Diagnosis can be tricky. One important criteria is how much it affects someone's life in debilitating ways. I don't doubt your assessment. But in my experience, when it comes to adults, the pain and suffering from ADHD are largely self reported. So if your family members think they are doing fine there is little chance of a diagnosis.
Instead of focusing on getting a ADHD diagnosis, which they may be resistant to, maybe suggest experimenting with psychotherapy. That is a less direct approach that often works with people who resist mental health professionals in general. Once they learn more about their difficulties, psychotherapy could naturally lead either to a diagnosis or a referral to a specialist. Which, of course, may not be what you think or a pathology at all. It's best to prepare for that eventuality.

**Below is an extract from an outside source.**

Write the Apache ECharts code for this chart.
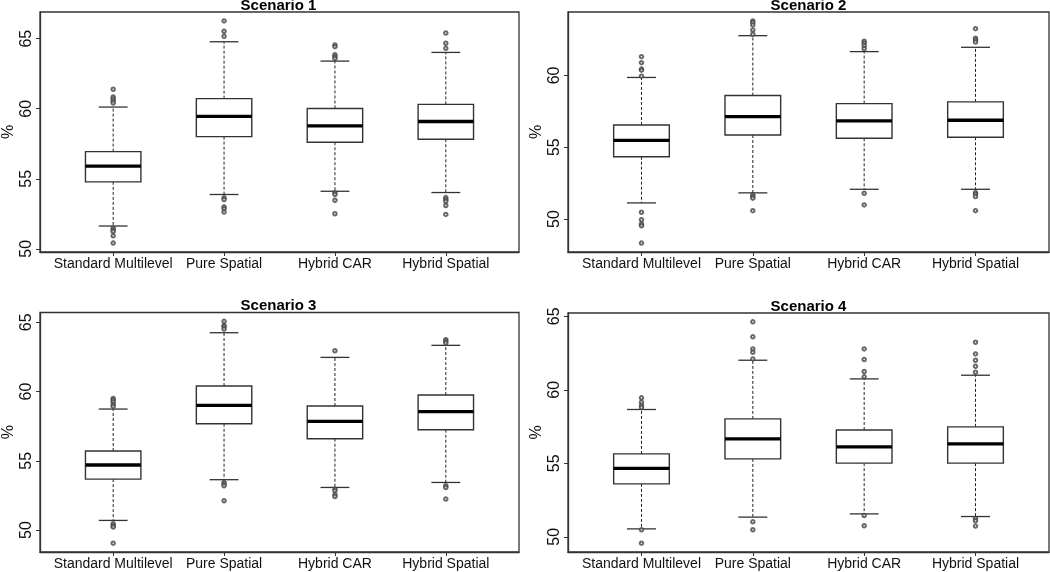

Thank you so much for the advice, and I agree. I've already broached that discussion (with both my relation and their spouse, who agrees with me about the likelihood of ADHD) with warnings about how common depression is after a cardiac event, including my own spouse's experience. The hospital's discharge video mentioned that these assessments are part of the cardiac rehab protocol, and that there are support groups.
Hopefully, that will get my relation into a psychologist or psychiatrist's door with less resistance.
Summer is coming, so many of my neighbours are putting on their aircon overnight. A few of them haven’t been serviced, so all night, every night is a rave party of screeching, thumping, dying aircon split condenser units. If they were in my building, if I knew where they were, I could complain to building management directly, but there’s six buildings facing each other here, and mapping the acoustics is a nightmare.
So I’m putting up with it!
I hung an ikea air purifier on the wall. The clean air is nice, but the white noise is excellent.
Unfortunately, i doubt even god’s own air purifier could mask what quite literally sounds like a skrillex cover band concert playing outside my windows.
My apartment has four AC units outside my window, for the apartments on that section (vertical slice on one side) of the building. Having a 20 gal fish tank with a little waterfall covers a lot of it up lol.
Goodness, now I realize that as upsetting as my recent life circumstances have been... I'm glad I'm in a new apartment before aircon season. My old bedroom window was RIGHT NEXT to the building's condenser units and they weren't dying as far as I'm aware, but I never got used to that racket...
Thankfully it’s starting to cool off, so less aircon usage is (hopefully) in my future. The older (and the more crotchety I get) the more I believe we should actively work towards diminishing sound pollution and light pollution. Some of the “this is fine” situations we put up with are honestly incredible.
Never-ending flu and crazy viral infections my 2.5 year old brings home from school. I feel like I've been sick for a month.
Supposedly we have the technology today to eliminate the common cold, it just isn’t worth the cost right now. Maybe one day we’ll get around to it.
I understand. We are all going to take the vaccine which is probably the best we can do right now.
That despite overwhelming evidence for how things can improve, humanity struggles to stay on that progressive path.
Amen to that. I am just commenting to say that I feel exactly the same way.